Let us not forget the Magilla Gorilla of New York’s summer festivals — the New York International Fringe Festival (now celebrating its 14th year). Running from August 13 through the 29, this year’s Fringe features 197 shows from all over the world. Often known in the past for the high percentage of over-the-top shows (many of the weird for weirdness’ sake variety), this year’s Fringe seems to have an unprecedented number of plays full of serious intent. 

Many of the shows deal with terrorism, the current wars, the Middle East, and/or the perception of Muslims in a post-9/11 world. Among these are: “Headscarf and the Angry Bitch,” “The AK-47 Sing-along,” “For Kingdom and Fatherland,” “Abraham’s Daughters,” “Driving the Saudis,” “Shaheed: The Dream and Death of Benazir Bhutto,” “A Personal War: Stories of the Mumbai Terror Attacks,” “Terror Superhighway,” “Alternative Methods” (which concerns torture in Iraq) and “Over There: Comedy is His Best Weapon.” On top of this, I count about a dozen shows on the death of a parent, and at least two on Hurricane Katrina (though to be fair, one of those is a stand-up comedy show). 

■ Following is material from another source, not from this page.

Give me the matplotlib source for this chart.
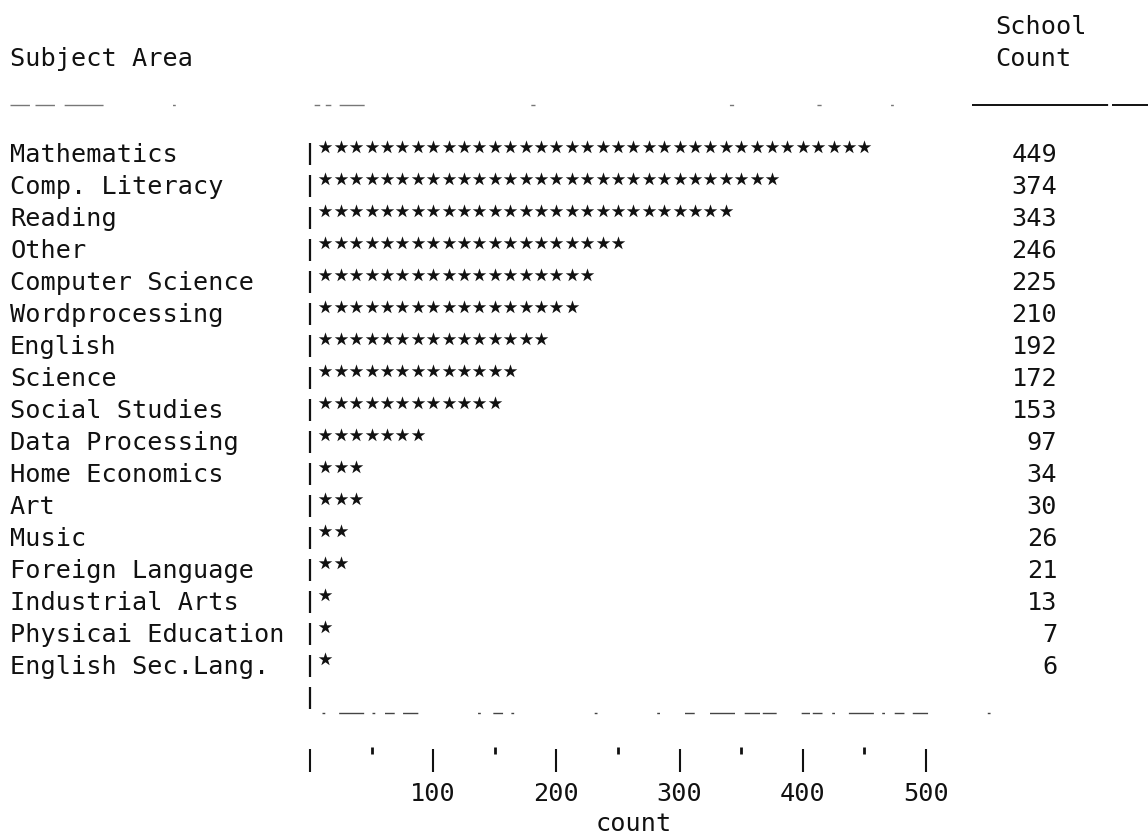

There’s ample comedy/variety in the festival, if you feel you can only handle diversion with all the insanity happening outside your window (and perhaps in your living room, in which case, I don’t blame you). Fun-sounding shows include, “Shine: A Burlesque Musical,” “The Great Galvini” (which claims to be inspired by P.T. Barnum and Michel Foucault), “American Gypsy” (a magic show), “BAGABONES” (a contortionist), “Evan O’Television in Double Negatives” (a self-described “video ventriloquist”), “Playing by Air” (circus arts) and “Stripes: The Mystery Circus” among many others. So far I’ve only described 15% of the festival overall. If you look at the program guide and can’t find a thing you like, that’s your problem — not the festival’s. For the full run-down, go to www.fringenyc.org. 

And now, if I may channel Frankie Valli — see you in September.